Actually they do with modern mix app so Microsoft could let everyone do it effortlessly

CaptainBeno said,

Actually they do with modern mix app so Microsoft could let everyone do it effortlessly

Which would require some sort of virtualization, but naively, Modern apps have a different codebase. They weren't designed to be run on the desktop environment.

Dot Matrix said,
"For example, if you're working in the desktop, and want to open an app, it should be able to run on the desktop."

Sorry, but Modern Apps don't run on the desktop. They're more than likely referencing snapped apps, with the desktop being one of the apps currently snapped on screen. Unless, you're talking about desktop apps, in which case nothing as changed from before. I can stay comfortably in both the desktop and Metro for extended periods of time, seeing how I'm able to pin apps to the taskbar.

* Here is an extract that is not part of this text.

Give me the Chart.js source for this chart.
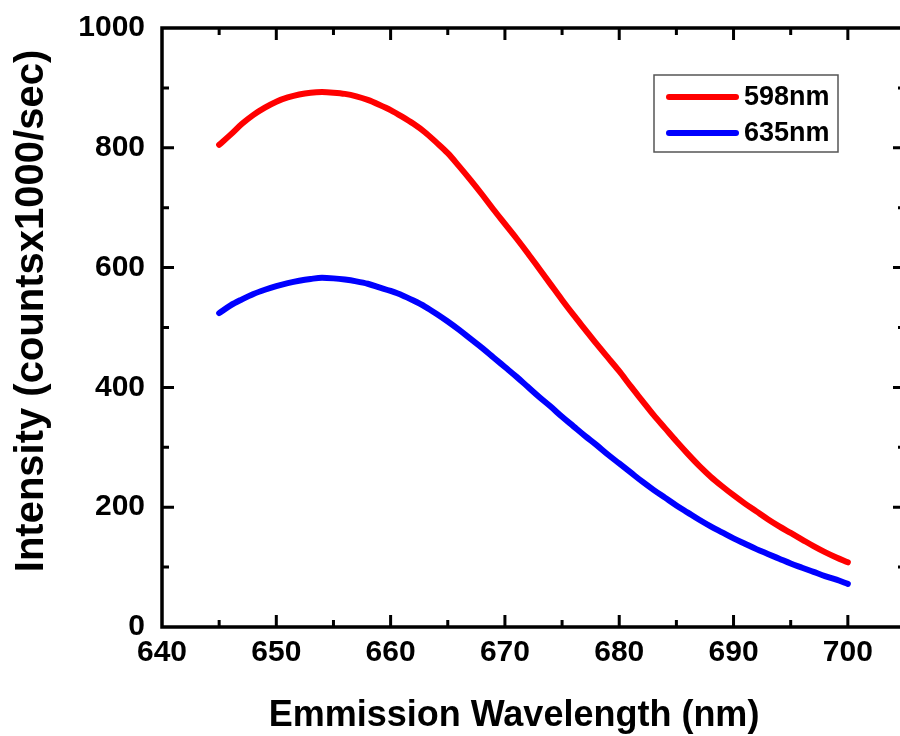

I think the idea is to decide which app to open based on which environment you are in. Opening a photo in the desktop version of Explorer shouldn't launch the Modern photo viewer. Opening a photo in the Modern file browser shouldn't open the desktop image preview.

Stetson said,

I think the idea is to decide which app to open based on which environment you are in. Opening a photo in the desktop version of Explorer shouldn't launch the Modern photo viewer. Opening a photo in the Modern file browser shouldn't open the desktop image preview.

My thoughts exactly.

Dot Matrix said,

Which would require some sort of virtualization, but naively, Modern apps have a different codebase. They weren't designed to be run on the desktop environment.

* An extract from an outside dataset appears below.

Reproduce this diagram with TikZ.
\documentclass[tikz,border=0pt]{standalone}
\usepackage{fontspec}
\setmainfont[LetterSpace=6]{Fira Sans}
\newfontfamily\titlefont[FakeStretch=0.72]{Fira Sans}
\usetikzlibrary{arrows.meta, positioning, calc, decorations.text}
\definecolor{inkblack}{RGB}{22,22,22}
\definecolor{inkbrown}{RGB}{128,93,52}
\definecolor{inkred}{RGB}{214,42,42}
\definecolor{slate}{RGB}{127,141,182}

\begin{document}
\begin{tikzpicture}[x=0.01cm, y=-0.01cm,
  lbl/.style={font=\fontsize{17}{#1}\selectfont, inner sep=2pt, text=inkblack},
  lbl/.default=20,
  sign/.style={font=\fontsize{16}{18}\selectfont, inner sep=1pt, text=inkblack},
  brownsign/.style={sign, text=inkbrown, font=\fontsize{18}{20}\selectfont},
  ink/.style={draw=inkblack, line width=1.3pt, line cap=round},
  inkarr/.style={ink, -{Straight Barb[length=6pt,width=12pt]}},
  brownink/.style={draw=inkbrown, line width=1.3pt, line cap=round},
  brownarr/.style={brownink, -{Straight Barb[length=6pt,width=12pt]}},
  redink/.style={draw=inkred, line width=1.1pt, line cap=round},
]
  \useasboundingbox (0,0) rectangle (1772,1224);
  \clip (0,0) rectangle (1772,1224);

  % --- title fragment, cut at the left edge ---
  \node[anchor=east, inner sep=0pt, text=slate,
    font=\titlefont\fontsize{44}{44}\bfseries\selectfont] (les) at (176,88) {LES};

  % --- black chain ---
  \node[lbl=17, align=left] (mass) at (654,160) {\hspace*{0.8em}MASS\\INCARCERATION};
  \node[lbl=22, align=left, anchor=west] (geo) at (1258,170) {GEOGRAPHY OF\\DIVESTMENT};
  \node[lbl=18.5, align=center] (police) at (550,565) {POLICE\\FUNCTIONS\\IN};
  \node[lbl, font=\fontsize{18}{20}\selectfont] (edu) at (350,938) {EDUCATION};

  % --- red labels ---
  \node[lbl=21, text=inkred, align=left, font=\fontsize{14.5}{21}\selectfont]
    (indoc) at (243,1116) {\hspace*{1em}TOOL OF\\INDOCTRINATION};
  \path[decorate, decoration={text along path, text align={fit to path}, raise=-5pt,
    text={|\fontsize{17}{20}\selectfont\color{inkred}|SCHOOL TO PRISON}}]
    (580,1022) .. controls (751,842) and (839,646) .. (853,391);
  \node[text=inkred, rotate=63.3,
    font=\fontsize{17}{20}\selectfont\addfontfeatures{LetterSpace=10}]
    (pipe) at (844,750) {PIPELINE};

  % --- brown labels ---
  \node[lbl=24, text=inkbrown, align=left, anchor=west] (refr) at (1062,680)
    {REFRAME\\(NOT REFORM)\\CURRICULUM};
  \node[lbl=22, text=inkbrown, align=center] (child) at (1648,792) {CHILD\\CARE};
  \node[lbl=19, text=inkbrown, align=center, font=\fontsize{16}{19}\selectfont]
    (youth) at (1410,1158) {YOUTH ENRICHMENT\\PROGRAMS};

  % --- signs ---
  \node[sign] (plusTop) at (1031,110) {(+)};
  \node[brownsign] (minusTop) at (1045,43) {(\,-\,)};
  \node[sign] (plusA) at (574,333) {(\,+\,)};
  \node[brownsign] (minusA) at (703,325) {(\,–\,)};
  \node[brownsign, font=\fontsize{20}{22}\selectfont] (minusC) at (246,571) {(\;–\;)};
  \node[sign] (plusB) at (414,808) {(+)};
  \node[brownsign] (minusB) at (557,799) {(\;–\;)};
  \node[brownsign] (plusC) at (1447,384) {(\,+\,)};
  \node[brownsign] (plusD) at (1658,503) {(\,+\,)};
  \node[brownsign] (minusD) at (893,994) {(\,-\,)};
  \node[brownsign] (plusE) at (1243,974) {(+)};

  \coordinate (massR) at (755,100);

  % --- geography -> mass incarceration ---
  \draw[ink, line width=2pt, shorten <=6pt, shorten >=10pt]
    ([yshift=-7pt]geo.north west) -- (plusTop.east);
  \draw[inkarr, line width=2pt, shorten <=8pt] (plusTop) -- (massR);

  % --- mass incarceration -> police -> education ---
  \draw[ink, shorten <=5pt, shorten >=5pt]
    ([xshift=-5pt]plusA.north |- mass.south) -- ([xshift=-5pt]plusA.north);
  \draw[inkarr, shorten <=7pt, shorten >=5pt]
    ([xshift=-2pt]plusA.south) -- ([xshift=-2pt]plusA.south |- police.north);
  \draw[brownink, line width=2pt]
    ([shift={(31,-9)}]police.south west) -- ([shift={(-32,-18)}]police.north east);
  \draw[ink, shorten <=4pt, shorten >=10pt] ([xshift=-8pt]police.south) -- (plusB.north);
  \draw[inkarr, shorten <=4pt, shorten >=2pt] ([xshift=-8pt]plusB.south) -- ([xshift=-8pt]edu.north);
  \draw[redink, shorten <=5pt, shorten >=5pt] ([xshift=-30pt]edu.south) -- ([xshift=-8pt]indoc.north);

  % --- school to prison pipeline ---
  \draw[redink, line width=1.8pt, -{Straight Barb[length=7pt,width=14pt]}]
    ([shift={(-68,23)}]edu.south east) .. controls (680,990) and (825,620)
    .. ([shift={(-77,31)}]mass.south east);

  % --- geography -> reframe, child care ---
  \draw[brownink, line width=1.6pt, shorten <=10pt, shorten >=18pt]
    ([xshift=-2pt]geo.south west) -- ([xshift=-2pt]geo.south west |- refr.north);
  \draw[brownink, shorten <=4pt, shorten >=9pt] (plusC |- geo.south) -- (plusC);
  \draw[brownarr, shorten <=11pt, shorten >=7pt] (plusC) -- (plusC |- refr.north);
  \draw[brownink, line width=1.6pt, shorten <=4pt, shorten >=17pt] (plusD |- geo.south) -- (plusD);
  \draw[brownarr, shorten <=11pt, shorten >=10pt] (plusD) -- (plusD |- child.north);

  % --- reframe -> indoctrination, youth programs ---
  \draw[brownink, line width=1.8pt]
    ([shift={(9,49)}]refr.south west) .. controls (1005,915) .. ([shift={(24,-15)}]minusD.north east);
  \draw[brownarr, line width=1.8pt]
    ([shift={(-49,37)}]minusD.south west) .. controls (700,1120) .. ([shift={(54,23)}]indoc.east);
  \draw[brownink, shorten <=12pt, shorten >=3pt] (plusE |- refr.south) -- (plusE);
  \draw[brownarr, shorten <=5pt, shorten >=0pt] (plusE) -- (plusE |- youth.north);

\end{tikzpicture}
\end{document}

That's simply BS. Metro apps communicate with Win32 like all programs do. The only difference is that instead of directly calling Win32 functions they are using WinRT which is nothing but a COM-based wrapper…

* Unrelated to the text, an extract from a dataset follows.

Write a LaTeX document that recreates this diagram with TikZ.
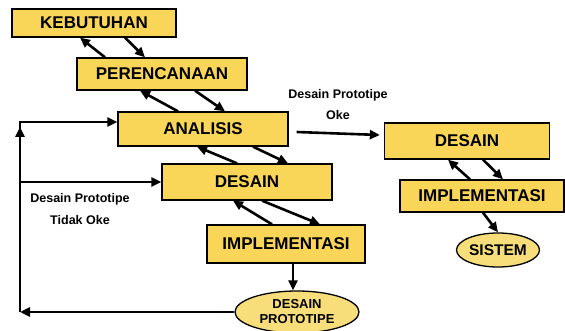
\documentclass[tikz,border=0pt]{standalone}
\usepackage{fontspec}
\setmainfont{Liberation Sans}
\usetikzlibrary{arrows.meta,shapes.geometric,calc}

\definecolor{boxyellow}{RGB}{249,214,88}
\definecolor{ovalyellow}{RGB}{247,222,122}

\tikzset{
  tahap/.style={draw=black, line width=1.3pt, fill=boxyellow, inner sep=0pt, font=\fontsize{17}{19}\selectfont\bfseries},
  oval/.style={ellipse, draw=black, line width=1.3pt, fill=ovalyellow, inner sep=0pt, align=center},
  panah/.style={line width=2.6pt, -{Triangle[length=10pt,width=9pt]}},
  ket/.style={font=\fontsize{12.5}{13}\selectfont\bfseries, align=center}
}

\begin{document}
\begin{tikzpicture}[x=1pt,y=1pt,yscale=-1]
\path[use as bounding box] (0,0) rectangle (565,331);

%Shape: Rectangle (left column)
\node[tahap, minimum width=164pt, minimum height=28pt] (keb) at (94,23) {KEBUTUHAN};
\node[tahap, minimum width=170pt, minimum height=32pt] (per) at (162,74) {PERENCANAAN};
\node[tahap, minimum width=170pt, minimum height=34pt] (ana) at (203,129) {ANALISIS};
\node[tahap, minimum width=170pt, minimum height=36pt] (desL) at (247,182) {DESAIN};
\node[tahap, minimum width=158pt, minimum height=38pt] (impL) at (286,244) {IMPLEMENTASI};
%Shape: Ellipse
\node[oval, minimum width=124pt, minimum height=42pt, font=\fontsize{13}{15}\selectfont\bfseries] (proto) at (297,312) {DESAIN\\PROTOTIPE};

%Shape: Rectangle (right column)
\node[tahap, minimum width=165pt, minimum height=36pt] (desR) at (467,141) {DESAIN};
\node[tahap, minimum width=164pt, minimum height=32pt] (impR) at (482,196) {IMPLEMENTASI};
%Shape: Ellipse
\node[oval, minimum width=83pt, minimum height=34pt, font=\fontsize{15.5}{17}\selectfont\bfseries] (sis) at (498,250) {SISTEM};

%Straight Lines (back and forth between stages)
\draw[panah] ([xshift=-57pt]per.north) -- ([xshift=-14pt]keb.south);
\draw[panah] ([xshift=31pt]keb.south) -- ([xshift=-17pt]per.north);
\draw[panah] ([xshift=-25pt]ana.north) -- ([xshift=-22pt]per.south);
\draw[panah] ([xshift=33pt]per.south) -- ([xshift=22pt]ana.north);
\draw[panah] ([xshift=-10pt]desL.north) -- ([xshift=-6pt]ana.south);
\draw[panah] ([xshift=50pt]ana.south) -- ([xshift=41pt]desL.north);
\draw[panah] ([xshift=-14pt]impL.north) -- ([xshift=-14pt]desL.south);
\draw[panah] ([xshift=15pt]desL.south) -- ([xshift=34pt]impL.north);
\draw[panah] ([xshift=7pt]impL.south) -- ([xshift=-4pt]proto.north);

\draw[panah] ([xshift=-12pt]impR.north) -- ([xshift=-19pt]desR.south);
\draw[panah] ([xshift=16pt]desR.south) -- ([xshift=21pt]impR.north);
\draw[panah] ([xshift=1pt]impR.south) -- (sis.north);

%Straight Lines (feedback loop)
\coordinate (kb) at (20,312);
\coordinate (ka) at (20,122);
\draw[panah] (proto.west) -- (kb);
\draw[panah] (kb) -- (ka) -- (ka -| ana.west);
\draw[panah] (kb) -- ($(ka)+(0,5)$);
\draw[panah] (kb |- desL.west) -- (desL.west);

%Straight Lines (prototype ok)
\draw[panah] ($(ana.east)+(8,3)$) -- ($(desR.west)+(-4,-6)$);

% Text Node
\node[ket] (ok) at (338,105) {Desain Prototipe\\[8pt]Oke};
% Text Node
\node[ket] (tidakOk) at (80,209) {Desain Prototipe\\[9pt]Tidak Oke};

\end{tikzpicture}
\end{document}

Agreed MFH, however calling WinRT "nothing but a COM-based wrapper", is like calling an Aston Martin "just a car". There is way more than wrapping happening on the WinRT level that previous wrappers (like .NET) just couldn't provide. Not wanting to be too technical, but I had to mention that ;-)

vhaakmat said,
Agreed MFH, however calling WinRT "nothing but a COM-based wrapper", is like calling an Aston Martin "just a car". There is way more than wrapping happening on the WinRT level that previous wrappers (like .NET) just couldn't provide. Not wanting to be too technical, but I had to mention that ;-)

On a binary level there is absolutely nothing special about WinRT. It literally is COM. The only change is that they introduced IInspetable which allows access to .NET-like Metadata. Note though that this metadata is actually not used by all language "projections" (aka. Bindings).

In fact IInspectable is nothing but a safe replacement to the horrible IDispatch-interface from OLE...

And yes from an implementation perspective WinRT is nothing but a Win32-wrapper (as are/were core parts of .NET as a matter of fact).